Ian Toll is a renowned author and historian of U.S. maritime history. He graduated with a B.A. in history from Georgetown University and an M.A. in public policy from the Kennedy School of Government at Harvard University. Toll served as an aide and speechwriter to U.S. Senator Paul Sarbanes (MD), Lt. Gov. Stan Lundine (NY), and was an analyst at the Federal Reserve Bank of New York.
Toll received the Samuel Elliot Morison Award for Naval Literature and the William E. Colby Military Writers’ Award for his first book, Six Frigates: The Epic History of the Founding of the U.S. Navy (2006).
In 2011, Toll published The Pacific Crucible: War at Sea in the Pacific, 1941-1942, which was the first volume in his Pacific War Trilogy. The book won the Northern California Book Award for Nonfiction in 2012. The next book in the series, The Conquering Tide: War in the Pacific Islands, 1942-1944, was a New York Times Best Seller and was selected as the best book of 2016 by the editor of Financial Times. The last book in the series, Twilight of the Gods: War in the Western Pacific, 1944-1945 (2020), was also a New York Times Best Seller.

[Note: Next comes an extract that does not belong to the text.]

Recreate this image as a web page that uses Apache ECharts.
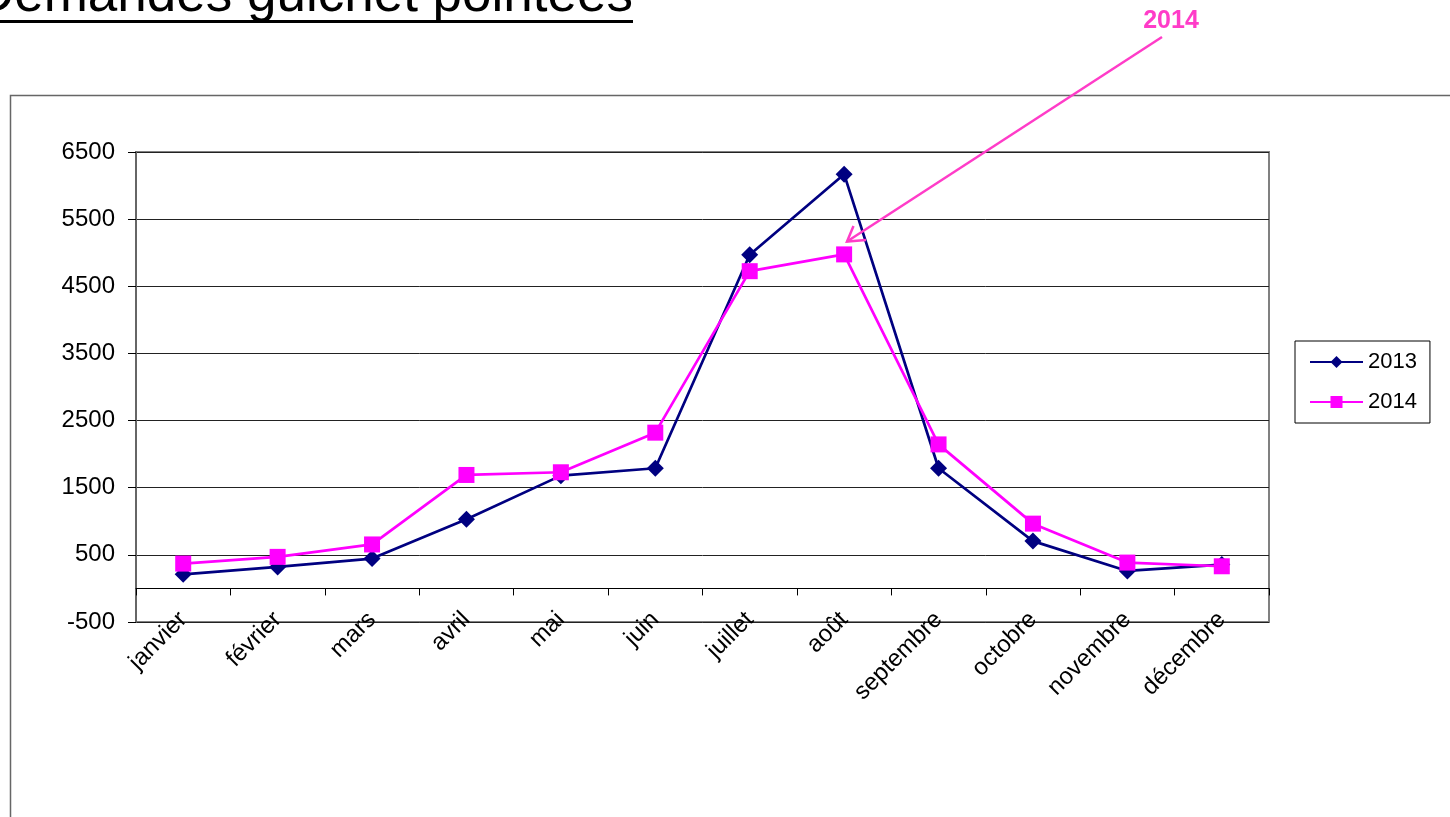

Mr. Toll has published articles in the New York Times, Washington Post, Los Angeles Times, Boston Globe, and has been a reviewer for the New York Times Review of Books. He has lectured at the U.S. Naval Academy, the Pentagon, the U.S. Treasury Department, the National World War II Museum, and the Naval War College. In 2019, Ian Toll received the Samuel Eliot Morison Award from the USS Constitution Museum.